When the controller detects failures in one of its replicas, it marks the replica as being in an error state. The Longhorn/Jiva volume manager is responsible for initiating and coordinating the process of rebuilding the faulty replica as follows:

- The Longhorn/Jiva volume manager creates a blank replica and calls the controller to add the blank replica into its replica set.
- To add the blank replica, the controller performs the following operations:
- Pauses all read and write operations.
- Adds the blank replica in WO (write-only) mode.
- Takes a snapshot of all existing replicas, which will now have a blank differencing disk at its head.
- Unpauses all read the write operations. Only write operations will be dispatched to the newly added replica.
- Starts a background process to sync all but the most recent differencing disk from a good replica to the blank replica.
- After the sync completes, all replicas now have consistent data, and the volume manager sets the new replica to RW (read-write) mode.
- The Longhorn/Jiva volume manager calls the controller to remove the faulty replica from its replica set.

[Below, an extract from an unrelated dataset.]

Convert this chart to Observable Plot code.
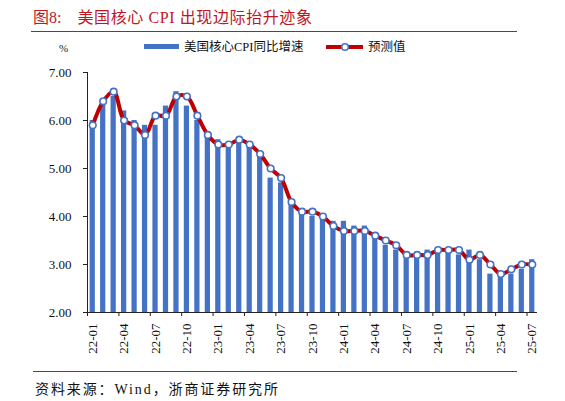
<!DOCTYPE html>
<html>
<head>
<meta charset="utf-8">
<script src="https://cdn.jsdelivr.net/npm/d3@7"></script>
<script src="https://cdn.jsdelivr.net/npm/@observablehq/plot@0.6"></script>
<style>
  html, body { margin: 0; padding: 0; background: #fff; }
  #wrap { position: relative; width: 565px; height: 401px; overflow: hidden; font-family: "Liberation Serif", "Noto Sans CJK SC", serif; }
  #chart { position: absolute; left: 0; top: 0; }
  .abs { position: absolute; white-space: nowrap; }
  #title { left: 33px; top: 4px; font-size: 16px; color: #c0161f; }
  #title .t2 { letter-spacing: 0.6px; }
  #rule1 { left: 31px; top: 31px; width: 486px; height: 1px; background: #c0161f; }
  #rule2 { left: 33px; top: 371px; width: 484px; height: 1px; background: #c0161f; }
  #footer { left: 35px; top: 378px; font-size: 14px; letter-spacing: 1.9px; color: #111; }
  #pct { left: 59px; top: 42px; font-size: 11px; color: #222; }
  #legend { left: 140px; top: 38px; font-size: 12.5px; color: #111; }
</style>
</head>
<body>
<div id="wrap">
  <div id="chart"></div>
  <div class="abs" id="title">图8:&nbsp;&nbsp;&nbsp;&nbsp;<span class="t2">美国核心 CPI 出现边际抬升迹象</span></div>
  <div class="abs" id="rule1"></div>
  <div class="abs" id="pct">%</div>
  <div class="abs" id="legend"></div>
  <div class="abs" id="rule2"></div>
  <div class="abs" id="footer">资料来源：Wind，浙商证券研究所</div>
</div>
<script>
const months = ["22-01","22-02","22-03","22-04","22-05","22-06","22-07","22-08","22-09","22-10","22-11","22-12",
  "23-01","23-02","23-03","23-04","23-05","23-06","23-07","23-08","23-09","23-10","23-11","23-12",
  "24-01","24-02","24-03","24-04","24-05","24-06","24-07","24-08","24-09","24-10","24-11","24-12",
  "25-01","25-02","25-03","25-04","25-05","25-06","25-07"];
const coreCPI = [6.0,6.4,6.5,6.2,6.0,5.9,5.9,6.3,6.6,6.3,6.0,5.7,
  5.6,5.5,5.6,5.5,5.3,4.8,4.7,4.3,4.1,4.0,4.0,3.9,
  3.9,3.8,3.8,3.6,3.4,3.3,3.2,3.2,3.3,3.3,3.3,3.2,
  3.3,3.1,2.8,2.8,2.8,2.9,3.1];
const forecast = [5.9,6.4,6.6,6.0,5.9,5.7,6.1,6.1,6.5,6.5,6.1,5.7,
  5.5,5.5,5.6,5.5,5.3,5.0,4.8,4.3,4.1,4.1,4.0,3.8,
  3.7,3.7,3.7,3.6,3.5,3.4,3.2,3.2,3.2,3.3,3.3,3.3,
  3.1,3.2,3.0,2.8,2.9,3.0,3.0];
const yDomain = [2, 7];
const yTicks = [2, 3, 4, 5, 6, 7];
const seriesNames = ["美国核心CPI同比增速", "预测值"];

const data = months.map((m, i) => ({month: m, core: coreCPI[i], pred: forecast[i]}));
const labelMonths = months.filter((m, i) => i % 3 === 0);

const W = 565, H = 370, mL = 87, mR = 28, mT = 72, mB = 58;
const step = (W - mL - mR) / months.length;

const plot = Plot.plot({
  width: W, height: H,
  marginLeft: mL, marginRight: mR, marginTop: mT, marginBottom: mB,
  style: {fontFamily: "Liberation Serif, serif", fontSize: "13px", color: "#111", background: "white"},
  x: {type: "band", domain: months, paddingInner: 0.5, paddingOuter: 0.25, round: false, label: null},
  y: {domain: yDomain, label: null},
  marks: [
    Plot.barY(data, {x: "month", y1: yDomain[0], y2: "core", fill: "#4472C4"}),
    Plot.line(data, {x: "month", y: "pred", stroke: "#C00000", strokeWidth: 4, curve: "catmull-rom"}),
    Plot.dot(data, {x: "month", y: "pred", r: 3.3, fill: "white", stroke: "#4472C4", strokeWidth: 1.6}),
    Plot.axisY({ticks: yTicks, tickFormat: d3.format(".2f"), tickSize: 4, tickPadding: 12, stroke: "#222", fontSize: 13}),
    Plot.axisX({ticks: labelMonths, tickSize: 4, tickFormat: () => "", dx: -step / 2, stroke: "#222"}),
    Plot.axisX({ticks: labelMonths, tickSize: 0, tickRotate: -90, tickPadding: 11, fontSize: 13}),
    Plot.ruleY([yDomain[0]], {stroke: "#222", strokeWidth: 1}),
    Plot.frame({anchor: "left", stroke: "#222"})
  ]
});
document.getElementById("chart").appendChild(plot);

// legend
const lg = d3.select("#legend").append("svg").attr("width", 280).attr("height", 20)
  .style("font-family", "Liberation Serif, Noto Sans CJK SC, serif").style("font-size", "12.5px");
lg.append("rect").attr("x", 4).attr("y", 6).attr("width", 35).attr("height", 5).attr("fill", "#4472C4");
lg.append("text").attr("x", 44).attr("y", 13).attr("fill", "#111").text(seriesNames[0]);
lg.append("line").attr("x1", 186).attr("x2", 223).attr("y1", 9).attr("y2", 9).attr("stroke", "#C00000").attr("stroke-width", 4);
lg.append("circle").attr("cx", 205).attr("cy", 9).attr("r", 3.3).attr("fill", "white").attr("stroke", "#4472C4").attr("stroke-width", 1.6);
lg.append("text").attr("x", 228).attr("y", 13).attr("fill", "#111").text(seriesNames[1]);
</script>
</body>
</html>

It is not very efficient to rebuild replicas from scratch. We can improve rebuild performance by trying to reuse the sparse files left from the faulty replica.

When the controller detects failures in one of its replicas, it marks the replica as being in an error state and the rebuilding process is triggered.

**Note:** If REPLICATION_FACTOR is still met even after a replica is marked faulty, the controller will continue to serve R/W IOs. Else, it will wait for satisfying REPLICATION_FACTOR((n/2)+1; where n is the number of replicas).